“Whoa, take’er easy there, Pilgrim”

I always wondered why John Wayne said Pilgrim so many times. Anyhow, Recently, I have been thinking about Pilgrims.  I even wonder to myself if I can call myself a descendent of a pilgrim. I have found information that leads me to believe that I am a 9th generation Pilgrim. Let me tell you why.

I was researching the old family tree and shaking some of the ancestral leaves when I noticed that I had an ancestor that died in Plymouth, Massachusetts. This got me thinking, when he got here and how.


Here is a little timeline about the pilgrims just for a refresher.

  • 16 Sept 1620-Mayflower leaves England
  • 16 Dec 1620-Mayflower lands arrive in the New World
  • 16 Mar 1621-Contract between Indians and Pilgrims
  • 15 Oct 1621-First “Thanksgiving”
  • 15 Nov 1621-Second Ship “The Fortune” arrives
  • 15 Jul 1623-Two More Ships arrive

(Reference: http://www.timetoast.com/timelines/the-pilgrims–4)


Robert Hicks was on the second ship, so he did not make it in time for the first Thanksgiving, but he got there as quick as he could. His wife came over on The Anne, which arrived in the summer of 1623.


Thanksgiving Dinner

Thanksgiving Dinner

(Photo source: http://ww2.valdosta.edu/~aaperez/ebooklesson1.html)

Robert was a Fellmonger in England. What the heck is a fellmonger? Essentially, he was a leather worker. He was a dealer in hides and skins. When he came to the New World, it looks like he became a farmer.

Robert was married to Margaret.  Some believe her maiden name was Winslow. Some of this information is still speculative, as I have not confirmed it all. Nevertheless, it appears that Margaret could have been his second wife. Regardless Margaret comes to America with her son Samuel and Lydia on the Anne in 1623.

So this is the way my line goes like this.

My mother’s grandmother, Carrie Lou Hicks was the daughter of Lemuel Dabney Hicks, who was the son of Blansford Hicks, who was the son of William Hix, who was the son of Samuel Hixs III, who was the son of Samuel Hicks, Jr. who was the son of Samuel Hicks, who was the son of Robert Hicks who came over on the Fortune and landed near Plymouth in 1621.

Consequently, my mother who always considered herself a daughter of the south, now realizes she has a Pilgrim heritage. I think she will be okay with it. The character of a person that decides to leave EVERYTHING they know to set off for the New World is a valiant person, and it is good to know that character and genes are in us too.

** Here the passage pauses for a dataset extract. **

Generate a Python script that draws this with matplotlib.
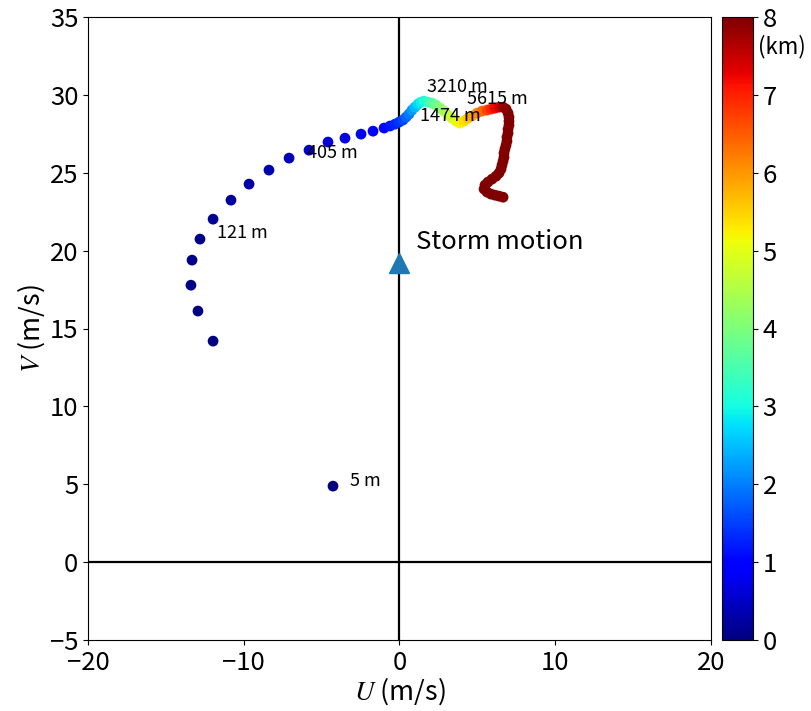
import matplotlib
matplotlib.use("Agg")
import matplotlib.pyplot as plt
import numpy as np

plt.rcParams['font.family'] = ['Noto Sans CJK JP', 'DejaVu Sans']
plt.rcParams['mathtext.fontset'] = 'stix'
plt.rcParams['axes.unicode_minus'] = True

# wind profile (U, V in m/s, height in km)
u = [-4.27, -11.97, -12.94, -13.39, -13.32, -12.81, -11.97, -10.82, -9.66, -8.38,
     -7.09, -5.81, -4.59, -3.50, -2.47, -1.70, -0.99, -0.61, -0.29,
     -0.03, 0.22, 0.42, 0.61, 0.80, 0.99, 1.19, 1.38, 1.57, 1.83,
     2.09, 2.34, 2.60, 2.86, 3.11, 3.37, 3.63, 3.88, 4.14, 4.40,
     4.65, 4.98, 5.30, 5.62, 5.88, 6.13, 6.39, 6.65, 6.84, 6.97,
     7.03, 7.03, 7.03, 6.97, 6.97, 6.90, 6.90, 6.84, 6.77, 6.71,
     6.71, 6.65, 6.58, 6.52, 6.39, 6.20, 5.94, 5.68, 5.49, 5.43,
     5.62, 5.87, 6.13, 6.39, 6.65]
v = [4.88, 14.19, 16.12, 17.78, 19.39, 20.74, 22.02, 23.24, 24.27, 25.17,
     25.94, 26.45, 26.97, 27.22, 27.48, 27.67, 27.87, 28.00, 28.12,
     28.25, 28.38, 28.57, 28.77, 29.02, 29.21, 29.41, 29.53, 29.60, 29.53,
     29.47, 29.34, 29.15, 28.96, 28.70, 28.51, 28.32, 28.19, 28.32, 28.51,
     28.64, 28.83, 28.96, 29.02, 29.09, 29.15, 29.21, 29.21, 29.09, 28.83,
     28.57, 28.31, 28.06, 27.80, 27.54, 27.29, 27.03, 26.77, 26.52, 26.26,
     26.00, 25.75, 25.49, 25.23, 24.98, 24.78, 24.59, 24.40, 24.21, 23.95,
     23.76, 23.63, 23.56, 23.50, 23.43]
z = [0.005, 0.025, 0.050, 0.075, 0.098, 0.121, 0.170, 0.225, 0.285, 0.345,
     0.405, 0.50, 0.60, 0.70, 0.80, 0.92, 1.05, 1.18, 1.30,
     1.40, 1.55, 1.75, 1.95, 2.20, 2.45, 2.70, 2.90, 3.10, 3.35,
     3.60, 3.85, 4.10, 4.35, 4.60, 4.80, 5.00, 5.20, 5.40, 5.60,
     5.85, 6.10, 6.40, 6.70, 6.95, 7.20, 7.45, 7.70, 7.90, 8.10,
     8.30, 8.50, 8.70, 8.90, 9.10, 9.30, 9.50, 9.70, 9.90, 10.10,
     10.30, 10.50, 10.70, 10.90, 11.10, 11.30, 11.50, 11.70, 11.90, 12.10,
     12.30, 12.50, 12.70, 12.90, 13.10]

# height labels
label_text = ['5 m', '121 m', '405 m', '1474 m', '3210 m', '5615 m']
label_u = [-3.18, -11.72, -5.94, 1.32, 1.77, 4.33]
label_v = [5.2, 21.12, 26.26, 28.64, 30.5, 29.73]

storm_u = 0.0
storm_v = 19.2

fig = plt.figure(figsize=(8.12, 7.11), dpi=100)
ax = fig.add_axes([88/812, 71/711, 623/812, 623/711])
cax = fig.add_axes([722/812, 71/711, 31/812, 623/711])

ax.axhline(0, color='k', lw=1.6, zorder=1)
ax.axvline(0, color='k', lw=1.6, zorder=1)

sc = ax.scatter(u, v, c=z, cmap='jet', vmin=0, vmax=8, s=60, zorder=3, linewidths=0)

for t, x, y in zip(label_text, label_u, label_v):
    ax.text(x, y, t, fontsize=13, ha='left', va='center', zorder=4)

ax.plot(storm_u, storm_v, '^', color='#1f77b4', ms=15, zorder=5)
ax.text(storm_u + 1.05, storm_v + 1.35, 'Storm motion', fontsize=18.5, ha='left', va='center')

ax.set_xlim(-20, 20)
ax.set_ylim(-5, 35)
ax.set_xticks([-20, -10, 0, 10, 20])
ax.set_yticks(np.arange(-5, 36, 5))
ax.tick_params(labelsize=18.5)
ax.set_xlabel(r'$U$ (m/s)', fontsize=19.5, labelpad=0)
ax.set_ylabel(r'$V$ (m/s)', fontsize=19.5, labelpad=2)

cb = fig.colorbar(sc, cax=cax)
cb.set_ticks(range(0, 9))
cb.ax.tick_params(labelsize=18.5)
cb.ax.text(1.15, 0.952, '(km)', transform=cb.ax.transAxes, fontsize=16, ha='left', va='center')

fig.savefig('out.png', dpi=100)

This Thanksgiving is going to be different, I can already tell. I am already thankful for so much in my life. I will pause this year to reflect with a little more familiarity about the brave people that risked everything to come to the new world almost 4oo years ago.


Until later, you will find me exploring backwards. By the way, my pilgrim name is Patience Jameson.









George Bland Sublett

George Bland Sublett was my 2nd great-grandfather.  He was born to William J. Sublett and Sarah Hammersley on 14 October 1847 in Nottoway, Virginia.  If you are reading this, you are probably wondering where is Nottoway.  I was too, so I had to look it up.   It is located about an hour southwest of Richmond, Virginia.   It turns out that it was initially inhabited by the Nadawa Indian tribe.  The name was later changed to Nottoway (source:  http://www.nottoway.org/history.shtml).

According to the 1850 Census, George lived with his parents and siblings, Matthew, James and Melinda in Dinwiddie, Virginia.  This is about 35 miles due east of Nottoway.  By the 1860 Census, the family moved again.  They are now living in Campbell County.  This is about 103 miles northwest.  George’s father is listed as owning property valued at $975 dollars.  George’s sister is still living at home, but the older boys Matthew and James are not.  George is 13 years old.

In 1861, the War between the States begins.  In 1864, George enlists in Company E, of the 11th Infantry Regiment of Virginia.  George later becomes a Prisoner of War having been captured at Five Forks on 2 April 1865.  George was subsequently released on 20 June 1865.  I am unsure how long he remained enlisted.  I haven’t been able to find any documents.

After the war, he marries Timeotheous Jane Bailey about 1867.

By 1870 the US Census comes around again.  He is 22 years old, living back home with his parents, his wife and two daughters, Ida and Emma.  There is also a young black boy named William Jones, age 10 living at the residence listed as a nurse.  I am unclear what that means.

George and Timotheus go on to have 5 more children,  William Yancey Sublett, Leila Mitt Sublett, Mattie D. Sublett, John Thomas Sublett (my great-grandfather) and Mary E. Sublett.

There is a lot more to share about George, but we will both have to wait for a later time.

George Bland Sublett Buried at Sharon United Methodist Church, Naruna, Virginia

George Bland Sublett
Buried at Sharon United Methodist Church, Naruna, Virginia

I will have to remember to tell you about this headstone.

Until later, I will be exploring backwards!